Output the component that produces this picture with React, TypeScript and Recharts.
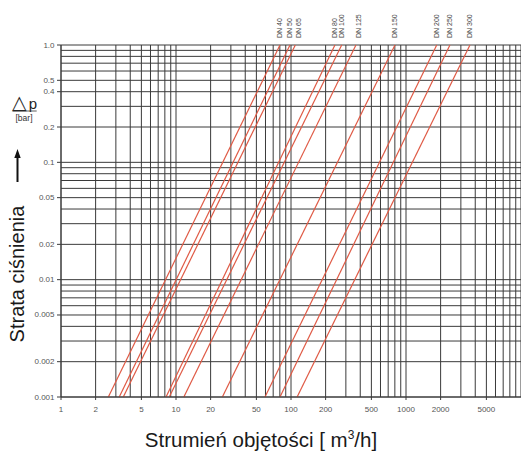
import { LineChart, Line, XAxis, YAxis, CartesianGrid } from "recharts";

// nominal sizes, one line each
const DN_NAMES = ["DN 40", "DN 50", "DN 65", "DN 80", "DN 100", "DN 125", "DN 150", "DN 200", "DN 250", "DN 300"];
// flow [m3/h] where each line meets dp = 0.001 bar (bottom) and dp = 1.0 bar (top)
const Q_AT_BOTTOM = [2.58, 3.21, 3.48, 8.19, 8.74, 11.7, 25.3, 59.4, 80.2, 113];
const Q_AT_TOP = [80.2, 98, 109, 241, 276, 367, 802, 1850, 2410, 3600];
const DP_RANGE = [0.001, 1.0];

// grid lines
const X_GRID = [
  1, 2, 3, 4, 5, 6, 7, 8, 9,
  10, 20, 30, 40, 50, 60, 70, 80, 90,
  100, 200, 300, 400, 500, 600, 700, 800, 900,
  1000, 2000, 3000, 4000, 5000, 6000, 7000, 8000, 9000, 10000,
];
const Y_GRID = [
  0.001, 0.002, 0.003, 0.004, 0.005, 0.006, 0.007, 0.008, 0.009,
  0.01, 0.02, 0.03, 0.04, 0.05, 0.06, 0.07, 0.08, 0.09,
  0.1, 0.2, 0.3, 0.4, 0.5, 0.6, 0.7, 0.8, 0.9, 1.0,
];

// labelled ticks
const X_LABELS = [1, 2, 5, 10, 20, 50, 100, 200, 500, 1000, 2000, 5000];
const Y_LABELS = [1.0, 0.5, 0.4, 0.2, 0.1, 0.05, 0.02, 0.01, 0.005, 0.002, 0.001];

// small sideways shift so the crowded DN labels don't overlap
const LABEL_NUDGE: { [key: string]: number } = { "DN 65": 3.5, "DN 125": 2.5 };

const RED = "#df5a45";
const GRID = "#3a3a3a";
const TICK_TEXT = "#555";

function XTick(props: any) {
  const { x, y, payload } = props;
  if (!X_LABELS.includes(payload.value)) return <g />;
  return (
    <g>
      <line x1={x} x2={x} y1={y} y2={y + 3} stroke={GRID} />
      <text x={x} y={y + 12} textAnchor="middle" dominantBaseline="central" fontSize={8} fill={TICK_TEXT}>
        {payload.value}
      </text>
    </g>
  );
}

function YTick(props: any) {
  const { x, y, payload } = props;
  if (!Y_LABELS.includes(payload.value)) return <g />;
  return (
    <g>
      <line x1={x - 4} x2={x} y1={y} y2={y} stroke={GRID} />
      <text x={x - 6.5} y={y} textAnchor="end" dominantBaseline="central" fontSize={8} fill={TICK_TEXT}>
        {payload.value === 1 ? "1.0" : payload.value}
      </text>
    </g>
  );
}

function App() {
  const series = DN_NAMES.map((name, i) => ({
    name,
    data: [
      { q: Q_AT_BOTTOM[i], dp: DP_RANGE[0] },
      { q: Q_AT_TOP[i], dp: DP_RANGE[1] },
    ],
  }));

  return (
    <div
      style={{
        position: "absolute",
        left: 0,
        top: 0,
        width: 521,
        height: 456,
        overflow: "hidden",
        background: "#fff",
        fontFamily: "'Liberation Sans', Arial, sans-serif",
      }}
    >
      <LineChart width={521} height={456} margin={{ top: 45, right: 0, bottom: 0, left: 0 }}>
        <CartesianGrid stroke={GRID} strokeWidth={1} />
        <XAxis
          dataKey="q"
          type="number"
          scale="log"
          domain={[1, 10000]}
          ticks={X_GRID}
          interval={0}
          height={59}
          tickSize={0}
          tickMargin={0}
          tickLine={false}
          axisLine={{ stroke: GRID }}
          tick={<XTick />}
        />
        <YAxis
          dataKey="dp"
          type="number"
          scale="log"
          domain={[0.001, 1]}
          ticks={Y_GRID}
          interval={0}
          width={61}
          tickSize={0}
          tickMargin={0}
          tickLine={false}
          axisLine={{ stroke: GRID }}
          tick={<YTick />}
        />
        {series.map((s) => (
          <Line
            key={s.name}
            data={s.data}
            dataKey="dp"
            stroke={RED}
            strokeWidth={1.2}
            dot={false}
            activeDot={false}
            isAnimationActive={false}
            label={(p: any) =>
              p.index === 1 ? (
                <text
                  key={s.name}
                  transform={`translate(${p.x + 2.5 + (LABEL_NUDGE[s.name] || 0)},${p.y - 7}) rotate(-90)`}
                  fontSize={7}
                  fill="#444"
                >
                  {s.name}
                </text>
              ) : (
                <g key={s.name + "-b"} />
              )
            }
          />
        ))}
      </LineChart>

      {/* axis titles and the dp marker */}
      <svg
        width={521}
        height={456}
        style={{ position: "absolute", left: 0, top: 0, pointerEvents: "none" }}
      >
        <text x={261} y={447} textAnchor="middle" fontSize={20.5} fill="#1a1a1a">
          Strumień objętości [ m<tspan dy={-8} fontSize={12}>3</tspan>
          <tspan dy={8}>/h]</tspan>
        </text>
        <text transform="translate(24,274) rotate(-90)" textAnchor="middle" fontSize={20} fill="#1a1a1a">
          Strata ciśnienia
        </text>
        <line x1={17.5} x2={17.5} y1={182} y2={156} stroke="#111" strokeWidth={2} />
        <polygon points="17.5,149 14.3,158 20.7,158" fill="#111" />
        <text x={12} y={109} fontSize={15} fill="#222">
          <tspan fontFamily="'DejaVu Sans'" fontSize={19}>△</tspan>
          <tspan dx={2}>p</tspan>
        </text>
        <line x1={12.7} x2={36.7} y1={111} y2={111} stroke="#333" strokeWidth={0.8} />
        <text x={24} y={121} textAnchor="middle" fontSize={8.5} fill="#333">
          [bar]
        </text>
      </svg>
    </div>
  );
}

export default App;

━━━

What you have to do> Omit the pictures and output all of the other material exactly.

The solution>
Output the component that produces this picture with React, TypeScript and Recharts.
import { LineChart, Line, XAxis, YAxis, CartesianGrid } from "recharts";

// nominal sizes, one line each
const DN_NAMES = ["DN 40", "DN 50", "DN 65", "DN 80", "DN 100", "DN 125", "DN 150", "DN 200", "DN 250", "DN 300"];
// flow [m3/h] where each line meets dp = 0.001 bar (bottom) and dp = 1.0 bar (top)
const Q_AT_BOTTOM = [2.58, 3.21, 3.48, 8.19, 8.74, 11.7, 25.3, 59.4, 80.2, 113];
const Q_AT_TOP = [80.2, 98, 109, 241, 276, 367, 802, 1850, 2410, 3600];
const DP_RANGE = [0.001, 1.0];

// grid lines
const X_GRID = [
  1, 2, 3, 4, 5, 6, 7, 8, 9,
  10, 20, 30, 40, 50, 60, 70, 80, 90,
  100, 200, 300, 400, 500, 600, 700, 800, 900,
  1000, 2000, 3000, 4000, 5000, 6000, 7000, 8000, 9000, 10000,
];
const Y_GRID = [
  0.001, 0.002, 0.003, 0.004, 0.005, 0.006, 0.007, 0.008, 0.009,
  0.01, 0.02, 0.03, 0.04, 0.05, 0.06, 0.07, 0.08, 0.09,
  0.1, 0.2, 0.3, 0.4, 0.5, 0.6, 0.7, 0.8, 0.9, 1.0,
];

// labelled ticks
const X_LABELS = [1, 2, 5, 10, 20, 50, 100, 200, 500, 1000, 2000, 5000];
const Y_LABELS = [1.0, 0.5, 0.4, 0.2, 0.1, 0.05, 0.02, 0.01, 0.005, 0.002, 0.001];

// small sideways shift so the crowded DN labels don't overlap
const LABEL_NUDGE: { [key: string]: number } = { "DN 65": 3.5, "DN 125": 2.5 };

const RED = "#df5a45";
const GRID = "#3a3a3a";
const TICK_TEXT = "#555";

function XTick(props: any) {
  const { x, y, payload } = props;
  if (!X_LABELS.includes(payload.value)) return <g />;
  return (
    <g>
      <line x1={x} x2={x} y1={y} y2={y + 3} stroke={GRID} />
      <text x={x} y={y + 12} textAnchor="middle" dominantBaseline="central" fontSize={8} fill={TICK_TEXT}>
        {payload.value}
      </text>
    </g>
  );
}

function YTick(props: any) {
  const { x, y, payload } = props;
  if (!Y_LABELS.includes(payload.value)) return <g />;
  return (
    <g>
      <line x1={x - 4} x2={x} y1={y} y2={y} stroke={GRID} />
      <text x={x - 6.5} y={y} textAnchor="end" dominantBaseline="central" fontSize={8} fill={TICK_TEXT}>
        {payload.value === 1 ? "1.0" : payload.value}
      </text>
    </g>
  );
}

function App() {
  const series = DN_NAMES.map((name, i) => ({
    name,
    data: [
      { q: Q_AT_BOTTOM[i], dp: DP_RANGE[0] },
      { q: Q_AT_TOP[i], dp: DP_RANGE[1] },
    ],
  }));

  return (
    <div
      style={{
        position: "absolute",
        left: 0,
        top: 0,
        width: 521,
        height: 456,
        overflow: "hidden",
        background: "#fff",
        fontFamily: "'Liberation Sans', Arial, sans-serif",
      }}
    >
      <LineChart width={521} height={456} margin={{ top: 45, right: 0, bottom: 0, left: 0 }}>
        <CartesianGrid stroke={GRID} strokeWidth={1} />
        <XAxis
          dataKey="q"
          type="number"
          scale="log"
          domain={[1, 10000]}
          ticks={X_GRID}
          interval={0}
          height={59}
          tickSize={0}
          tickMargin={0}
          tickLine={false}
          axisLine={{ stroke: GRID }}
          tick={<XTick />}
        />
        <YAxis
          dataKey="dp"
          type="number"
          scale="log"
          domain={[0.001, 1]}
          ticks={Y_GRID}
          interval={0}
          width={61}
          tickSize={0}
          tickMargin={0}
          tickLine={false}
          axisLine={{ stroke: GRID }}
          tick={<YTick />}
        />
        {series.map((s) => (
          <Line
            key={s.name}
            data={s.data}
            dataKey="dp"
            stroke={RED}
            strokeWidth={1.2}
            dot={false}
            activeDot={false}
            isAnimationActive={false}
            label={(p: any) =>
              p.index === 1 ? (
                <text
                  key={s.name}
                  transform={`translate(${p.x + 2.5 + (LABEL_NUDGE[s.name] || 0)},${p.y - 7}) rotate(-90)`}
                  fontSize={7}
                  fill="#444"
                >
                  {s.name}
                </text>
              ) : (
                <g key={s.name + "-b"} />
              )
            }
          />
        ))}
      </LineChart>

      {/* axis titles and the dp marker */}
      <svg
        width={521}
        height={456}
        style={{ position: "absolute", left: 0, top: 0, pointerEvents: "none" }}
      >
        <text x={261} y={447} textAnchor="middle" fontSize={20.5} fill="#1a1a1a">
          Strumień objętości [ m<tspan dy={-8} fontSize={12}>3</tspan>
          <tspan dy={8}>/h]</tspan>
        </text>
        <text transform="translate(24,274) rotate(-90)" textAnchor="middle" fontSize={20} fill="#1a1a1a">
          Strata ciśnienia
        </text>
        <line x1={17.5} x2={17.5} y1={182} y2={156} stroke="#111" strokeWidth={2} />
        <polygon points="17.5,149 14.3,158 20.7,158" fill="#111" />
        <text x={12} y={109} fontSize={15} fill="#222">
          <tspan fontFamily="'DejaVu Sans'" fontSize={19}>△</tspan>
          <tspan dx={2}>p</tspan>
        </text>
        <line x1={12.7} x2={36.7} y1={111} y2={111} stroke="#333" strokeWidth={0.8} />
        <text x={24} y={121} textAnchor="middle" fontSize={8.5} fill="#333">
          [bar]
        </text>
      </svg>
    </div>
  );
}

export default App;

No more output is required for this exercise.